Nevertheless, and this may be simply the result of my own limited perspective or unrefined tastes, I find that the vast majority of albums don’t have much to offer as complete works. I’m 45 years old, if that helps further contextualize my take on this.

Despite my shallow listening habits, I think I can say with confidence that most of the vinyl I spin does seem to have coherence that goes beyond style (themes, stories, etc.). The first explanation that comes to mind is that I only buy vinyl when I really, really, really like the album. The cost of new vinyl has increased so much and so fast, that I no longer take chances or buy whimsically. Record Store Day is no longer a nuclear event for my bank account…

There does seem to be a lot of folks in this forum that do use Roon to listen to whole albums, though.

Chris, just curious, what are you using to do the digitizing harware wise?

I have an old pioneer CT-W60Dr twin cassette player with a digital processing system. (Effectively removes tape hiss) that I just fed Analog to my computer using stock software as an experiment.
I can’t remember the name just now as it’s on my old XP computer I’d have to boot it up and that’s a long job lol.
There was nothing to lose trying and the results are remarkable. At 24/96 it’s indistinguishable from The cassette. (Saves me wearing it out)
I have also digitised a lot of audiobook cassette in the past this way too. You have to do it in real time, so it is a pain.

Digital certainly empowers users to listen to music in their own ways, but many of us are album folk going way back - and still treat music this way.

I had ABBA’s “The Singles - The First Ten Years” (poor choice of title considering their permanent hiatus since then) on cassette when it was new in 1982 (I was 11) and the Polydor CDs have been in my collection for quite some time.

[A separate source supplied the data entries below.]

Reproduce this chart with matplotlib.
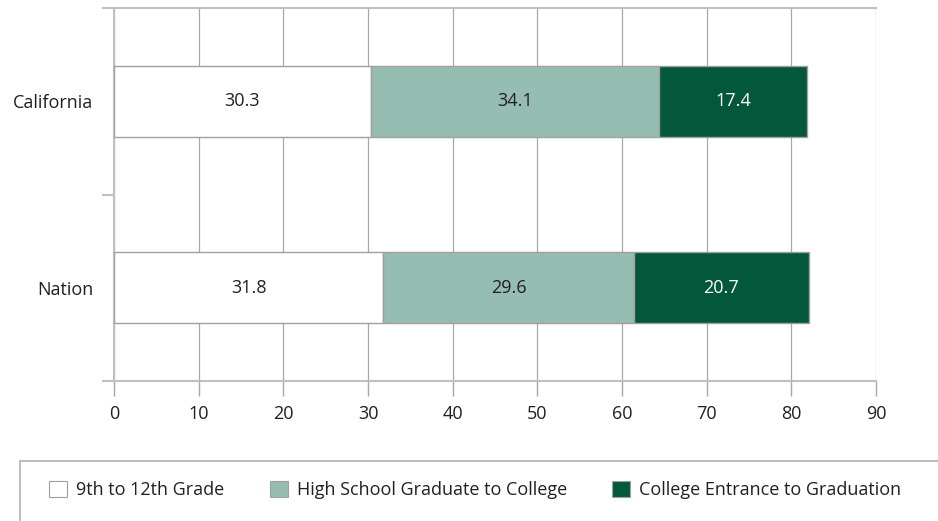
import numpy as np
import matplotlib.pyplot as plt
from matplotlib.patches import Patch, Rectangle

plt.rcParams['font.family'] = ['Open Sans', 'DejaVu Sans']

# ---------------- data ----------------
regions = ['Nation', 'California']
grade_9_12 = [31.8, 30.3]
hs_to_college = [29.6, 34.1]
entrance_to_grad = [20.7, 17.4]
series_names = ['9th to 12th Grade', 'High School Graduate to College',
                'College Entrance to Graduation']
colors = ['#FFFFFF', '#96BDB2', '#03573B']
text_colors = ['#231F20', '#231F20', '#FFFFFF']

# ---------------- figure ----------------
fig = plt.figure(figsize=(9.38, 5.21), dpi=100)
ax = fig.add_axes([114/938, 1 - 381/521, (876 - 114)/938, (381 - 8)/521])

ypos = np.arange(len(regions))
left = np.zeros(len(regions))
for vals, col, tcol in zip([grade_9_12, hs_to_college, entrance_to_grad], colors, text_colors):
    bars = ax.barh(ypos, vals, left=left, height=0.38, color=col,
                   edgecolor='#A0A0A0', linewidth=1, zorder=3)
    for b, v in zip(bars, vals):
        ax.text(b.get_x() + b.get_width()/2, b.get_y() + b.get_height()/2,
                f'{v:.1f}', ha='center', va='center', fontsize=13,
                color=tcol, zorder=4)
    left = left + np.array(vals)

ax.set_xlim(0, 90)
ax.set_ylim(-0.5, 1.5)
ax.set_xticks(np.arange(0, 91, 10))
ax.xaxis.grid(True, color='#A8A8A8', linewidth=0.9, zorder=0)

# category ticks at the boundaries, labels in the middle
ax.set_yticks([-0.5, 0.5, 1.5])
ax.set_yticklabels([])
ax.set_yticks(ypos, minor=True)
ax.set_yticklabels(regions, minor=True)
ax.tick_params(axis='y', which='minor', length=0, pad=15, labelsize=13, labelcolor='#231F20')
ax.tick_params(axis='y', which='major', length=9, width=1.5, color='#C0C0C0')
ax.tick_params(axis='x', length=11, width=1, color='#A8A8A8', pad=6,
               labelsize=13, labelcolor='#231F20')

for s in ['left', 'bottom', 'top']:
    ax.spines[s].set_color('#C0C0C0')
    ax.spines[s].set_linewidth(1.5)
ax.spines['right'].set_visible(False)

# legend frame (runs off the right and bottom edges)
fig.patches.append(Rectangle((20/938, -0.1), 1.0, (521 - 461)/521 + 0.1,
                             transform=fig.transFigure, facecolor='none',
                             edgecolor='#B0B0B0', linewidth=1.2))

handles = [Patch(facecolor=c, edgecolor='#A0A0A0', linewidth=0.8) for c in colors]
fig.legend(handles, series_names, loc='center left', ncol=3, frameon=False,
           bbox_to_anchor=(42/938, 1 - 490/521), borderaxespad=0,
           fontsize=13, handlelength=1.0, handleheight=1.0,
           handletextpad=0.5, columnspacing=2.5, labelcolor='#231F20')

fig.savefig('out.png', dpi=100)
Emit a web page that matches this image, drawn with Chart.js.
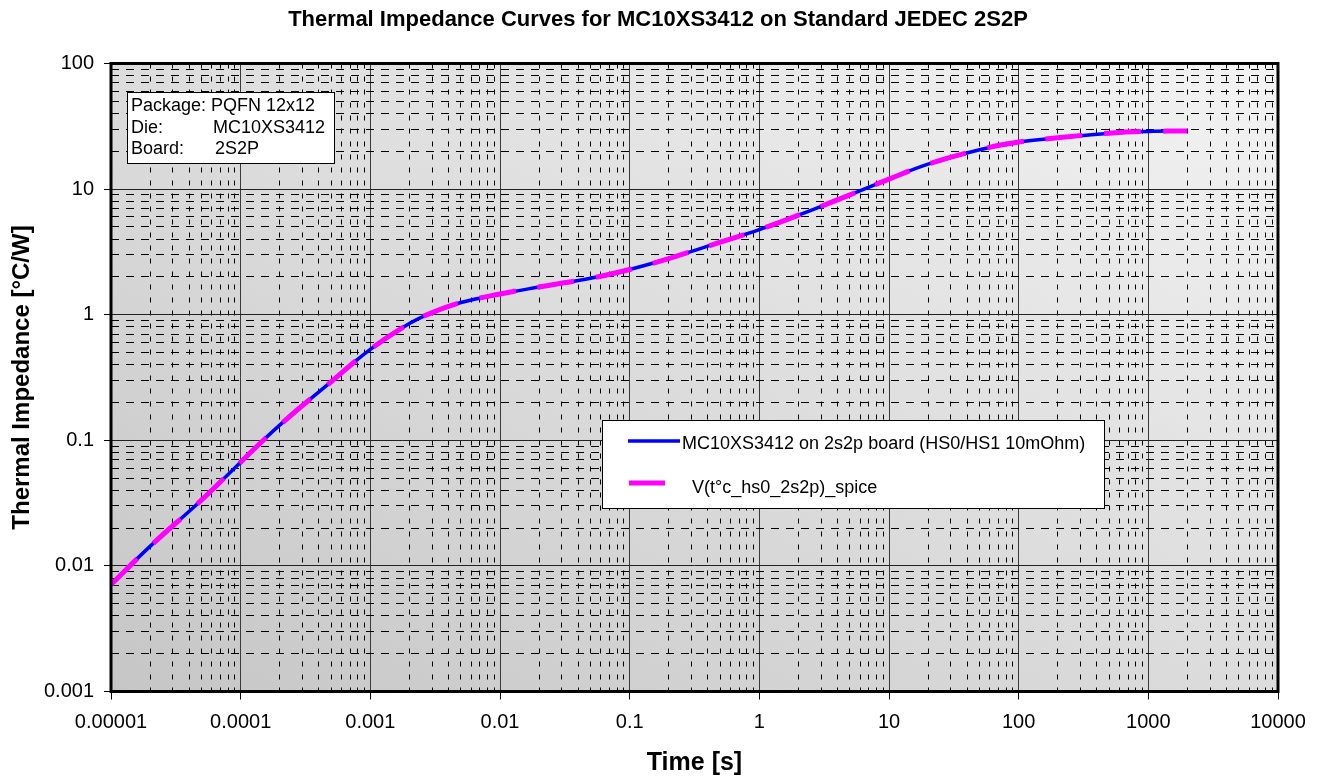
<!DOCTYPE html>
<html>
<head>
<meta charset="utf-8">
<title>Thermal Impedance Curves</title>
<script src="https://cdn.jsdelivr.net/npm/chart.js@4.4.1/dist/chart.umd.min.js"></script>
<style>
  html, body { margin: 0; padding: 0; background: #fff; }
  canvas { display: block; }
</style>
</head>
<body>
<canvas id="zthChart" width="1320" height="781"></canvas>
<script>
// values
const timeValues = [1e-5, 2e-5, 5e-5, 1e-4, 2e-4, 5e-4, 1e-3, 2e-3, 3e-3, 5e-3,
  0.01, 0.02, 0.05, 0.1, 0.2, 0.5, 1, 2, 5, 10, 20, 50, 100, 200, 500, 1000, 2000];
const zthMeasured = [0.0071, 0.0143, 0.0335, 0.067, 0.132, 0.293, 0.53, 0.85, 1.04, 1.25,
  1.46, 1.66, 1.95, 2.29, 2.8, 3.78, 4.76, 6.2, 9.0, 12.0, 15.8, 20.6, 23.7, 25.6, 27.9, 28.8, 29.0];
const zthSpice = [0.0071, 0.0143, 0.0335, 0.067, 0.132, 0.293, 0.53, 0.85, 1.04, 1.25,
  1.46, 1.66, 1.95, 2.29, 2.8, 3.78, 4.76, 6.2, 9.0, 12.0, 15.8, 20.6, 23.7, 25.6, 27.9, 28.8, 29.0];

const xTickLabels = ['0.00001', '0.0001', '0.001', '0.01', '0.1', '1', '10', '100', '1000', '10000'];
const yTickLabels = ['0.001', '0.01', '0.1', '1', '10', '100'];

const chartTitle = 'Thermal Impedance Curves for MC10XS3412 on Standard JEDEC 2S2P';
const infoRows = [['Package: PQFN 12x12', ''], ['Die:', 'MC10XS3412'], ['Board:', '2S2P']];

const FONT = '"Liberation Sans", Arial, sans-serif';

// decades plus 2..9 minor ticks
function logTicks(labels) {
  const out = [];
  labels.forEach((lab, i) => {
    const v = Number(lab);
    out.push({ value: v, major: true, text: lab });
    if (i < labels.length - 1) {
      for (let m = 2; m <= 9; m++) out.push({ value: v * m, major: false, text: '' });
    }
  });
  return out;
}

const isMajor = (c) => c.tick && c.tick.major;

const framePlugin = {
  id: 'frame',
  beforeDraw(chart) {
    const { ctx, chartArea: a } = chart;
    // diagonal grey gradient, darker bottom-left
    const cx = (a.left + a.right) / 2, cy = (a.top + a.bottom) / 2;
    const w = a.right - a.left, h = a.bottom - a.top;
    const len = Math.hypot(w, h);
    const ux = h / len, uy = -w / len;
    const half = Math.abs((-w / 2) * ux + (h / 2) * uy);
    const g = ctx.createLinearGradient(cx - ux * half, cy - uy * half, cx + ux * half, cy + uy * half);
    g.addColorStop(0, '#c6c6c6');
    g.addColorStop(1, '#f3f3f3');
    ctx.save();
    ctx.fillStyle = g;
    ctx.fillRect(a.left, a.top, w, h);
    ctx.restore();
  },
  afterDraw(chart) {
    const { ctx, chartArea: a } = chart;
    ctx.save();
    // title
    ctx.fillStyle = '#000';
    ctx.font = 'bold 22px ' + FONT;
    ctx.textAlign = 'center';
    ctx.textBaseline = 'middle';
    ctx.fillText(chartTitle, chart.width / 2 - 2, 20);

    // plot frame
    ctx.strokeStyle = '#000';
    ctx.lineWidth = 3;
    ctx.strokeRect(a.left, a.top, a.right - a.left, a.bottom - a.top);

    // info box
    ctx.lineWidth = 1;
    ctx.fillStyle = '#fff';
    ctx.fillRect(127.5, 92.5, 207, 71);
    ctx.strokeRect(127.5, 92.5, 207, 71);
    ctx.fillStyle = '#000';
    ctx.font = '18px ' + FONT;
    ctx.textAlign = 'left';
    ctx.textBaseline = 'alphabetic';
    const valX = [0, 213, 215];
    infoRows.forEach((row, i) => {
      const y = 111 + i * 21.5;
      ctx.fillText(row[0], 131, y);
      if (row[1]) ctx.fillText(row[1], valX[i], y);
    });

    // legend box
    ctx.fillStyle = '#fff';
    ctx.fillRect(602.5, 420.5, 502, 88);
    ctx.strokeRect(602.5, 420.5, 502, 88);
    const ds = chart.data.datasets;
    const items = [
      { x1: 628, x2: 680, y: 441, tx: 682, ty: 449 },
      { x1: 629, x2: 665, y: 483, tx: 692, ty: 493 }
    ];
    ds.forEach((d, i) => {
      const it = items[i];
      ctx.strokeStyle = d.borderColor;
      ctx.lineWidth = d.borderWidth;
      ctx.setLineDash([]);
      ctx.beginPath();
      ctx.moveTo(it.x1, it.y);
      ctx.lineTo(it.x2, it.y);
      ctx.stroke();
      ctx.fillStyle = '#000';
      ctx.fillText(d.label, it.tx, it.ty);
    });
    ctx.restore();
  }
};

new Chart(document.getElementById('zthChart'), {
  type: 'line',
  data: {
    datasets: [
      {
        label: 'MC10XS3412 on 2s2p board (HS0/HS1 10mOhm)',
        data: timeValues.map((t, i) => ({ x: t, y: zthMeasured[i] })),
        borderColor: '#0000ff',
        borderWidth: 3.5,
        pointRadius: 0,
        tension: 0.4,
        order: 1
      },
      {
        label: 'V(t°c_hs0_2s2p)_spice',
        data: timeValues.map((t, i) => ({ x: t, y: zthSpice[i] })),
        borderColor: '#ff00ff',
        borderWidth: 5,
        borderDash: [37, 22],
        pointRadius: 0,
        tension: 0.4,
        order: 0
      }
    ]
  },
  options: {
    responsive: false,
    animation: false,
    devicePixelRatio: 1,
    layout: { padding: { top: 63.5, right: 42, bottom: 0, left: 0 } },
    plugins: {
      legend: { display: false },
      title: { display: false },
      tooltip: { enabled: false }
    },
    scales: {
      x: {
        type: 'logarithmic',
        min: 1e-5,
        max: 1e4,
        afterBuildTicks: (s) => { s.ticks = logTicks(xTickLabels); },
        afterFit: (s) => { s.height = 89.5; },
        ticks: {
          autoSkip: false,
          maxRotation: 0,
          padding: 11,
          color: '#000',
          font: { family: FONT, size: 20 },
          callback: (v, i, ticks) => ticks[i].text
        },
        grid: {
          color: (c) => isMajor(c) ? '#3a3a3a' : '#000',
          lineWidth: 1,
          tickLength: 8,
          tickColor: (c) => isMajor(c) ? '#000' : 'rgba(0,0,0,0)'
        },
        border: { display: false, dash: (c) => (c.tick && !c.tick.major) ? [5, 8] : [] },
        title: {
          display: true,
          text: 'Time [s]',
          color: '#000',
          font: { family: FONT, size: 25, weight: 'bold' },
          padding: { top: 0, bottom: 3 }
        }
      },
      y: {
        type: 'logarithmic',
        min: 0.001,
        max: 100,
        afterBuildTicks: (s) => { s.ticks = logTicks(yTickLabels); },
        afterFit: (s) => { s.width = 111; },
        ticks: {
          autoSkip: false,
          padding: 10,
          color: '#000',
          font: { family: FONT, size: 20 },
          callback: (v, i, ticks) => ticks[i].text
        },
        grid: {
          color: (c) => isMajor(c) ? '#222' : '#000',
          lineWidth: 1,
          tickLength: 7,
          tickColor: (c) => isMajor(c) ? '#000' : 'rgba(0,0,0,0)'
        },
        border: { display: false, dash: (c) => (c.tick && !c.tick.major) ? [8, 7] : [] },
        title: {
          display: true,
          text: 'Thermal Impedance [°C/W]',
          color: '#000',
          font: { family: FONT, size: 24, weight: 'bold' },
          padding: { top: 8, bottom: 0 }
        }
      }
    }
  },
  plugins: [framePlugin]
});
</script>
</body>
</html>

Because I had the remastered albums, I never bothered ripping the CDs until very recently. Now, in Roon, the album’s been in regular rotation for the last few weeks - my intimate knowledge of the old tapes (and the sequence of the tracks) coming back to me anew, rekindling memories of my formative years. I don’t think you’ve got to actually play the tapes in order to appreciate an album - it just takes a little focus.

I do like the ability to ‘surf’ (edit: swim?) the library though (to use the old Sooloos terminology.). Chacun à son gôut.

Search for threads complaining about the playback queue (there is a hot one going on now: One Click Play, Please). In many of these I was arguing heatedly for a better interaction model to avoid the 5 clicks needed to start playback from the middle of an album, as an example.

I still don’t like the playback UI, but my post was wondering out-loud if this was intentional to attempt to replicate the “album” playback experience.